Also, this place has indoor and outdoor play areas, and separate pens for dogs based not only on size, but also on temperament. So the really energetic toy dogs are not mixed in with the more laid back toy dogs, even though they are the same size.

I've been very pleased so far. We'll be attending basic training there, and I'm also buying a "block" of daycare days. We play to take Lily and Laila in together once a week (forever, probably) to keep them socialized, because with a terrier that's VERY important.


----------



## marb42 (Oct 19, 2008)

Looks like you've really prepared well for adding her to your household! You've given Laila a chance at a very happy life. I hope you will have pics of your pack playing together! Let us know how it goes today
Gina


----------



## mimismom (Feb 15, 2009)

You probably have your hands full today!!! Good luck!!

Thanks for the info. I graduated from SMU so I am always in that area! I'll have to check this place out...We might be planning a long trip out around the holidays and I want to make sure I keep Mimi somewhere where she and I would be comfortable. 

Hope to meet you in person soon!


----------



## kudo2u (Mar 7, 2009)

I will post pics as soon as we get them all home!

Lily was SOOO excited this morning. She's apparently quite taken with daycare. I was getting ready, and she kept pacing between me and the back door. When I picked up my purse, she just stared at my with her big puppy eyes asking if she could PLEASE go with me again today! It was so cute!

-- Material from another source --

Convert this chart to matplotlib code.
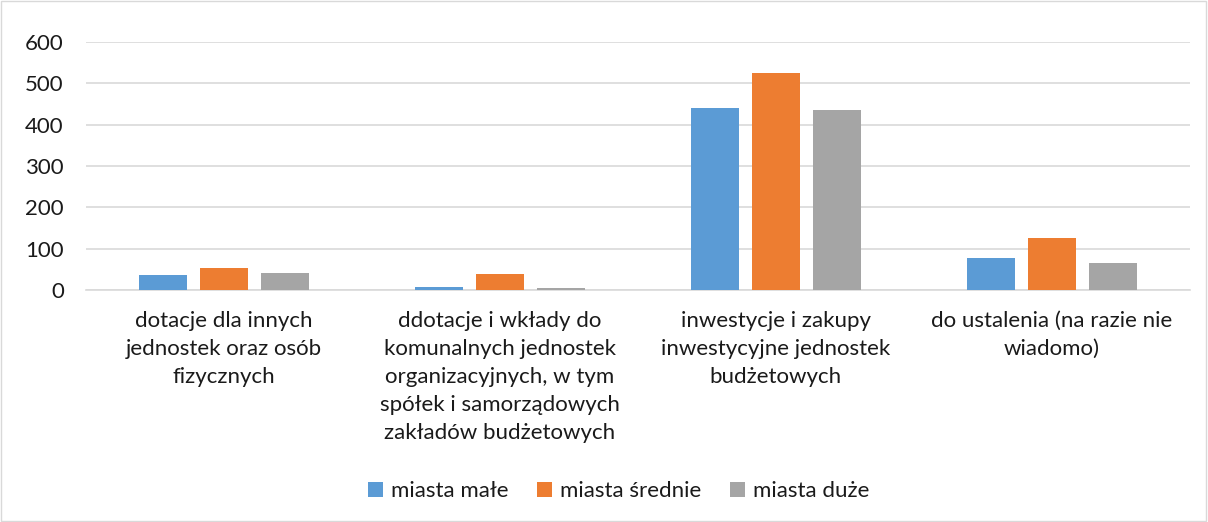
import numpy as np
import matplotlib.pyplot as plt
from matplotlib.patches import Rectangle

plt.rcParams['font.family'] = ['Lato', 'DejaVu Sans']

# dane
categories = [
    'dotacje dla innych\njednostek oraz osób\nfizycznych',
    'ddotacje i wkłady do\nkomunalnych jednostek\norganizacyjnych, w tym\nspółek i samorządowych\nzakładów budżetowych',
    'inwestycje i zakupy\ninwestycyjne jednostek\nbudżetowych',
    'do ustalenia (na razie nie\nwiadomo)',
]
series_names = ['miasta małe', 'miasta średnie', 'miasta duże']
miasta_male = [36, 8, 441, 78]
miasta_srednie = [54, 39, 525, 125]
miasta_duze = [41, 5, 436, 65]
colors = ['#5B9BD5', '#ED7D31', '#A5A5A5']

fig = plt.figure(figsize=(12.08, 5.22), dpi=100)
ax = fig.add_axes([0.0712, 0.4444, 0.9138, 0.4751])

x = np.arange(len(categories))
width = 0.174
step = 0.221
for i, (vals, name) in enumerate(zip([miasta_male, miasta_srednie, miasta_duze], series_names)):
    ax.bar(x + (i - 1) * step, vals, width, color=colors[i], label=name, zorder=3)

ax.set_xlim(-0.5, len(categories) - 0.5)
ax.set_ylim(0, 600)
ax.set_yticks(range(0, 601, 100))
ax.yaxis.grid(True, color='#D9D9D9', linewidth=1.2, zorder=0)
ax.set_xticks(x)
ax.set_xticklabels(categories, fontsize=16, color='#1a1a1a', linespacing=1.5)
ax.tick_params(axis='y', labelsize=16, labelcolor='#1a1a1a', length=0, pad=16)
ax.tick_params(axis='x', length=0, pad=15)
for s in ['top', 'right', 'left']:
    ax.spines[s].set_visible(False)
ax.spines['bottom'].set_color('#D9D9D9')
ax.spines['bottom'].set_linewidth(1.2)

fig.legend(loc='center', bbox_to_anchor=(0.512, 0.059), ncol=3, frameon=False,
           fontsize=16, handlelength=0.68, handleheight=0.68, handletextpad=0.35,
           columnspacing=1.3, labelcolor='#1a1a1a')

# ramka wykresu
fig.patches.append(Rectangle((0.001, 0.002), 0.997, 0.996, transform=fig.transFigure,
                             fill=False, edgecolor='#D9D9D9', linewidth=1))

plt.savefig('out.png', dpi=100)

I've had some very extensive conversations with two of the trainers at the rescue organization, and it looks like we're all set to pick them up tonight!!!!!

Elizabeth, I'm very comfortable with this place. And I'm pretty picky - I usually hire a housesitter when I'm out of town because it's less disruption for the pups. But I would leave my dogs here, no problem!

Yes, we'll have to get a Hav (and Pom) playdate together soon!


----------



## Laurief (Nov 7, 2006)

I am very excited for you - I will be waiting for pictures


----------